American-born Larissa Babij is at home in Kyiv when Russia launches its full-scale invasion of Ukraine on February 24, 2022. Her grandparents left Ukraine amidst the violence of World War II, and nearly 80 years later, she is fleeing the advancing Russian army. A Kind of Refugee chronicles the first year of all-out war in Ukraine through vivid dispatches that Babij sent to readers abroad. In cities flooded with refugees and bustling with humanitarian aid efforts, or while supporting an innovative military unit making DIY drones, Babij examines Ukrainian cultures of cooperation. Reflecting on her American upbringing, she ponders the premium that Western societies—shaped by the traumatic history of WW II—place on security. When she returns to Kyiv, sirens, Russian missile strikes, and long periods of darkness organize her days. This moving account of taking responsibility for your home and your history concludes with several essays on theater published between 2015 and 2021. Written with a fierce love for Ukraine and its people, this book is a testament to the courage of ordinary people committed to freedom while defending their homeland.
“Larissa Babij’s vital dispatches from Ukraine humanize people subject to the dehumanizing conditions of war. In her letters, we meet those who are learning to live and make meaning despite it all, those dancers driven to armed defense, and the IT experts learning to make drones. Babij’s unique voice bridges worlds, weaving together her experiences between the US and Ukraine, between the diasporic imagination and blunt local realities. At times meditative, at others sharp as shrapnel, Babij’s testimonies slice through the fog of this ongoing war, making the existential stakes of this battle for Ukraine clear as day.”
—Maria Sonevytsky, Professor of Anthropology and Music, Bard College
“This is a vivid and vital personal account of the first year of Russia’s 2022 invasion of Ukraine. Determined to support her country, Babij stayed in Ukraine, directing resources and attention from abroad toward local initiatives aiding displaced people, transporting medical and military supplies, and building drones to improve the military's defense. A powerful war diary written amid air strikes, relocations, and power outages, Babij’s book is deeply thoughtful and thought-provoking, moving, and necessary.”
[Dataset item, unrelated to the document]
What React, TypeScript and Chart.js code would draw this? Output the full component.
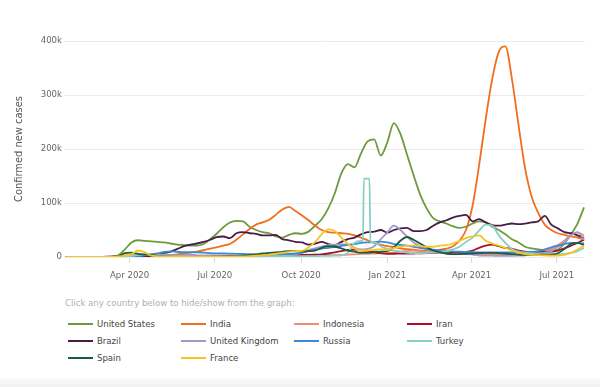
import React, { useEffect, useRef, useState } from "react";
import { Chart, registerables } from "chart.js";

Chart.register(...registerables);

const FONT = "'DejaVu Sans Condensed', 'DejaVu Sans', sans-serif";

// x values: days after 22 Jan 2020, one sample per week
const startDay = 2;
const weekDays = Array.from({ length: 80 }, (_, i) => startDay + 7 * i);
const xMaxDay = 556;
const xTickDays = [70, 161, 253, 345, 435, 526];
const xTickLabels = ["Apr 2020", "Jul 2020", "Oct 2020", "Jan 2021", "Apr 2021", "Jul 2021"];
const yTickValues = [0, 100, 200, 300, 400];
const yTickLabels = ["0", "100k", "200k", "300k", "400k"];

const countries = [
  "United States", "India", "Indonesia", "Iran",
  "Brazil", "United Kingdom", "Russia", "Turkey",
  "Spain", "France",
];
const colors = [
  "#6c9a3c", "#f06e1c", "#f1897a", "#a8102d",
  "#4b1b45", "#a698c8", "#3a8bd6", "#88cfc6",
  "#1d5b3e", "#f6c423",
];

// confirmed new cases (7-day average), thousands
const usCases = [
  0, 0, 0, 0, 0, 0, 0, 0.3, 3, 14,
  27, 31, 30, 29, 28, 27, 25, 23, 22, 21,
  21, 24, 33, 43, 55, 64, 67, 66, 56, 50,
  46, 44, 38, 36, 41, 44, 43, 47, 58, 70,
  90, 118, 155, 172, 166, 192, 214, 218, 188, 212,
  248, 228, 190, 152, 116, 90, 72, 66, 62, 57,
  54, 56, 62, 66, 64, 56, 50, 42, 33, 27,
  19, 16, 14, 13, 12, 14, 25, 42, 62, 92,
];
const indiaCases = [
  0, 0, 0, 0, 0, 0, 0, 0, 0.02, 0.08,
  0.3, 0.6, 1, 1.4, 1.7, 3, 3.6, 5, 6.5, 8.3,
  10, 12.5, 15.5, 18, 21, 24, 32, 42, 52, 60,
  64, 69, 78, 88, 93, 85, 77, 68, 58, 50,
  46, 45, 44, 43, 40, 36, 31, 26, 23, 20,
  18.5, 16, 14.5, 13.5, 12, 11.5, 11.5, 13.5, 15.5, 20,
  30, 50, 95, 170, 255, 330, 380, 390, 330, 245,
  165, 112, 82, 60, 50, 44, 41, 38, 36, 32,
];
const indonesiaCases = [
  0, 0, 0, 0, 0, 0, 0, 0, 0, 0.05,
  0.1, 0.25, 0.3, 0.3, 0.35, 0.35, 0.5, 0.5, 0.6, 0.65,
  0.9, 1, 1.2, 1.3, 1.5, 1.6, 1.7, 1.8, 1.8, 2,
  2.1, 2.3, 2.9, 3.3, 3.7, 4.1, 4.2, 4.3, 4.2, 4,
  3.7, 3.5, 3.8, 4.5, 5, 5.6, 6, 6.5, 6.8, 7.2,
  8, 10, 11, 12, 11, 9, 8.5, 8, 6.5, 5.5,
  5.5, 5.5, 5.5, 5.2, 5, 5.5, 5, 4.5, 4, 4.5,
  5.5, 6, 7.5, 10, 15, 22, 30, 42, 45, 40,
];
const iranCases = [
  0, 0, 0, 0, 0, 0.1, 0.5, 0.9, 1.1, 2.5,
  2.8, 2.2, 1.6, 1.2, 1.1, 1.4, 1.8, 2.2, 2.6, 3,
  2.6, 2.5, 2.6, 2.6, 2.3, 2.4, 2.5, 2.5, 2.4, 2.3,
  2.2, 2.1, 2.1, 2.3, 2.9, 3.4, 3.7, 4, 4.2, 5,
  6.5, 8.5, 11, 13, 13.5, 13, 11, 9, 7, 6,
  6, 6.2, 6.2, 6.5, 6.8, 7, 7.5, 8.5, 8.2, 8,
  8.5, 9.5, 12, 17, 21, 23, 20, 17, 15, 12,
  10, 9, 9, 9.5, 10, 12, 16, 21, 26, 32,
];
const brazilCases = [
  0, 0, 0, 0, 0, 0, 0, 0, 0.05, 0.3,
  0.9, 1.3, 2, 3, 5, 7.5, 10, 15, 20, 23,
  25, 28, 32, 37, 38, 35, 44, 46, 44, 43,
  40, 40, 41, 33, 31, 28, 27, 23, 25, 28,
  24, 22, 28, 33, 36, 42, 46, 47, 50, 45,
  50, 53, 54, 48, 48, 50, 58, 64, 68, 73,
  76, 78, 66, 70, 64, 59, 58, 60, 62, 61,
  62, 64, 66, 76, 60, 53, 46, 44, 40, 35,
];
const ukCases = [
  0, 0, 0, 0, 0, 0, 0, 0.1, 0.6, 1.7,
  3.5, 4.5, 5, 5, 5, 4.5, 3.5, 2.8, 2.2, 1.9,
  1.4, 1.2, 1, 0.7, 0.6, 0.6, 0.7, 0.8, 0.9, 1,
  1.1, 1.2, 1.5, 2.5, 3.5, 5, 7.5, 13, 16, 19,
  22, 23, 24, 23, 17, 14, 15, 20, 33, 45,
  58, 50, 38, 27, 20, 14, 11, 9, 6.5, 5.8,
  5.5, 5.5, 4.5, 2.8, 2.6, 2.4, 2.2, 2.2, 2.2, 2.5,
  3, 4.5, 6.5, 8, 11, 19, 27, 40, 46, 32,
];
const russiaCases = [
  0, 0, 0, 0, 0, 0, 0, 0, 0, 0.1,
  0.5, 1.3, 3, 5, 6.5, 9.5, 10.5, 9.5, 8.8, 8.8,
  8.7, 8, 7.2, 6.7, 6.6, 6.3, 5.9, 5.6, 5.2, 5,
  4.9, 4.8, 4.9, 5.2, 5.7, 6.5, 8.5, 11, 13.5, 15.5,
  17, 19, 20.5, 22.5, 24, 26, 27, 27.5, 28.5, 27,
  24, 22.5, 21, 19, 17, 15, 13.5, 12.5, 11.5, 10.5,
  9.8, 9.3, 8.8, 8.6, 8.7, 8.7, 8.5, 8.5, 8.4, 8.5,
  8.8, 9.5, 11, 14, 18, 21, 24, 26, 26, 25,
];
const turkeyCases = [
  0, 0, 0, 0, 0, 0, 0, 0, 0, 0.3,
  1.8, 3.8, 4.5, 3.7, 2.6, 1.9, 1.5, 1.1, 0.9, 0.9,
  1.1, 1.4, 1.3, 1.2, 1.1, 1, 0.95, 1, 1.1, 1.2,
  1.3, 1.4, 1.6, 1.7, 1.7, 1.6, 1.5, 1.6, 1.7, 2,
  2.2, 2.5, 2.9, 8, 26, 30, 145, 27, 20, 15,
  12, 10, 8, 7, 7, 7.5, 8, 9.5, 11, 14,
  19, 28, 36, 49, 60, 58, 40, 26, 15, 10,
  8, 7, 6, 5.5, 5.3, 5.2, 5.7, 7.5, 11, 17,
];
// extra daily samples around Turkey's December 2020 reporting jump
const turkeySpikeDays = [319, 320, 326, 327];
const turkeySpikeValues = [29, 145, 145, 28];
const spainCases = [
  0, 0, 0, 0, 0, 0, 0, 0.3, 1.5, 7,
  8, 6, 4.5, 4, 2, 1, 0.6, 0.4, 0.3, 0.3,
  0.3, 0.3, 0.35, 0.4, 0.6, 1, 1.7, 2.3, 3.5, 5,
  6.5, 7.5, 8.5, 9.5, 11, 11, 10.5, 11, 12, 17,
  20, 19, 16, 12, 10, 8, 8, 9, 10, 11,
  18, 30, 37, 32, 25, 18, 12, 9, 6.5, 5.5,
  5.5, 6, 6.5, 7, 7.5, 7.5, 7, 6.5, 5.5, 4.5,
  4, 3.8, 4, 4.5, 4.5, 7, 15, 24, 26, 22,
];
const franceCases = [
  0, 0, 0, 0, 0, 0, 0.1, 0.3, 1, 2.5,
  5, 12, 9, 2.5, 1.5, 1, 0.8, 0.5, 0.4, 0.4,
  0.4, 0.5, 0.5, 0.6, 0.6, 0.7, 0.9, 1.2, 1.7, 2.5,
  3.5, 4.5, 6, 7.5, 9.5, 11, 11.5, 18, 28, 42,
  51, 48, 36, 24, 16, 12, 12, 13, 14, 13,
  17, 19, 21, 21, 20, 19, 19, 21, 22, 25,
  30, 35, 38, 40, 30, 25, 21, 17, 12, 8,
  5.5, 4, 3.5, 3, 2.5, 2.5, 4, 7.5, 14, 21,
];

const seriesValues = [
  usCases, indiaCases, indonesiaCases, iranCases,
  brazilCases, ukCases, russiaCases, turkeyCases,
  spainCases, franceCases,
];

function buildPoints(i: number) {
  const pts = seriesValues[i].map((v, k) => ({ x: weekDays[k], y: v }));
  if (countries[i] === "Turkey") {
    turkeySpikeDays.forEach((d, j) => pts.push({ x: d, y: turkeySpikeValues[j] }));
    pts.sort((a, b) => a.x - b.x);
  }
  return pts;
}

export default function App() {
  const canvasRef = useRef<HTMLCanvasElement>(null);
  const chartRef = useRef<Chart | null>(null);
  const [hidden, setHidden] = useState<boolean[]>(countries.map(() => false));

  useEffect(() => {
    const canvas = canvasRef.current;
    if (!canvas) return;
    const chart = new Chart(canvas, {
      type: "line",
      data: {
        datasets: countries.map((name, i) => ({
          label: name,
          data: buildPoints(i),
          borderColor: colors[i],
          backgroundColor: colors[i],
          borderWidth: 1.8,
          pointRadius: 0,
          pointHoverRadius: 0,
          fill: false,
          cubicInterpolationMode: "monotone" as const,
          order: countries.length - 1 - i,
        })),
      },
      options: {
        responsive: false,
        animation: false,
        devicePixelRatio: 1,
        layout: { padding: { left: 0, right: 15, top: 41, bottom: 0 } },
        plugins: {
          legend: { display: false },
          tooltip: { mode: "nearest", intersect: false },
        },
        scales: {
          x: {
            type: "linear",
            min: 0,
            max: xMaxDay,
            afterBuildTicks: (scale: any) => {
              scale.ticks = xTickDays.map((v) => ({ value: v }));
            },
            afterFit: (scale: any) => {
              scale.height = 28;
            },
            ticks: {
              autoSkip: false,
              maxRotation: 0,
              padding: 7,
              color: "#666",
              font: { family: FONT, size: 9.5 },
              callback: (v: any) => {
                const idx = xTickDays.indexOf(Number(v));
                return idx >= 0 ? xTickLabels[idx] : "";
              },
            },
            grid: { drawOnChartArea: false, drawTicks: true, tickLength: 6, color: "#d8d8d8" },
            border: { display: false },
          },
          y: {
            min: 0,
            max: 400,
            afterBuildTicks: (scale: any) => {
              scale.ticks = yTickValues.map((v) => ({ value: v }));
            },
            afterFit: (scale: any) => {
              scale.width = 64;
            },
            ticks: {
              padding: 2,
              color: "#666",
              font: { family: FONT, size: 9.5 },
              callback: (v: any) => {
                const idx = yTickValues.indexOf(Number(v));
                return idx >= 0 ? yTickLabels[idx] : "";
              },
            },
            grid: { color: "#ebebeb", drawTicks: false },
            border: { display: false },
            title: {
              display: true,
              text: "Confirmed new cases",
              color: "#555",
              font: { family: FONT, size: 11 },
              padding: { top: 13, bottom: 0 },
            },
          },
        },
      },
    });
    chartRef.current = chart;
    return () => {
      chart.destroy();
      chartRef.current = null;
    };
  }, []);

  const toggle = (i: number) => {
    const chart = chartRef.current;
    const next = hidden.slice();
    next[i] = !next[i];
    setHidden(next);
    if (chart) {
      chart.setDatasetVisibility(i, !next[i]);
      chart.update();
    }
  };

  return (
    <div
      style={{
        position: "absolute",
        left: 0,
        top: 0,
        width: 600,
        height: 387,
        background: "#fff",
        overflow: "hidden",
        fontFamily: FONT,
      }}
    >
      <canvas
        ref={canvasRef}
        width={600}
        height={285}
        style={{ position: "absolute", left: 0, top: 0, width: 600, height: 285 }}
      />
      <div
        style={{
          position: "absolute",
          left: 65,
          top: 297,
          fontSize: 9.5,
          lineHeight: "12px",
          color: "#b0b0b0",
          whiteSpace: "nowrap",
        }}
      >
        Click any country below to hide/show from the graph:
      </div>
      {countries.map((name, i) => {
        const row = Math.floor(i / 4);
        const col = i % 4;
        return (
          <div
            key={name}
            onClick={() => toggle(i)}
            style={{
              position: "absolute",
              left: 68 + col * 113,
              top: 318 + row * 17,
              height: 12,
              lineHeight: "12px",
              fontSize: 9.5,
              color: "#444",
              cursor: "pointer",
              whiteSpace: "nowrap",
              display: "flex",
              alignItems: "center",
              opacity: hidden[i] ? 0.35 : 1,
            }}
          >
            <span
              style={{
                display: "inline-block",
                width: 25,
                height: 2,
                background: colors[i],
                marginRight: 4,
              }}
            />
            {name}
          </div>
        );
      })}
      <div
        style={{
          position: "absolute",
          left: 0,
          top: 378,
          width: 600,
          height: 9,
          background: "linear-gradient(#fafafa, #f1f1f1)",
        }}
      />
    </div>
  );
}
—Anya Yurchyshyn, author of My Dead Parents
"Good writing collapses space and time—-what's far grows near, turning »the other« into us. »When your conscience says ›Pay attention!‹ and you cannot look away, even though its scary, even though you are tired, even though you risk losing ... something inside you shifts,« writes Larissa Babij. Decades from now, when Russia's savage attack on Ukraine enters the catalogue of 21st century disasters, historians will turn to this chronicle by a courageous American woman of Ukrainian ancestry who chose to stay in Ukraine when others fled. By all accounts, the experience of war with all its urgencies, shocks, horror, and unexpected intimacies is incommunicable but 'A Kind of Refugee' comes close to achieving the impossible. Babij's vivid account of her days in Kyiv and traversing the war-ravaged country, together with a brief but illuminating return to the US, offers a paradigm and becomes an essential contribution to the growing body of what's known as 'the literature of witness.'"
—Askold Melnyczuk, author of The Man Who Would Not Bow
"Larissa Babij, born and raised in suburban Connecticut, traced her grandparents' journey as Ukrainian refugees in reverse. She made a life for herself in Kyiv as a dancer, a writer, a translator. Then came war, and she had to decide: to stay or to go? This is a book about home as reinvention, as continuity and transformation at once, as--like so much in dance--improvisation. In self-questioning, fluid diary entries, Larissa tells stories of the paradox of fear, the limits of universalism, and the uncanniness of the human capacity to adapt to what had just shortly before been unimaginable. This is a story about living in two worlds, about negotiating the relationship between the past and the future, and about coming to responsibility for making choices. "I had no idea," she confesses, "that the world is mine to take care of." What she comes to grasp through living in war is that we are formed not by what happens to us, but by how we respond."
Marci Shore, Yale University, author of The Ukrainian Night
"A remarkable record of the shock and disruption experienced by a longtime Kyiv resident in the first months of Russia's full-scale invasion. The grandchild of Ukrainians forced to flee their country during World War II, Larissa Babij brings the ordeal of her forebears into conversation with her own unexpected experience of escape in 2022, creating a portrait of contemporary Ukraine that reverberates with the pain and questions of the past."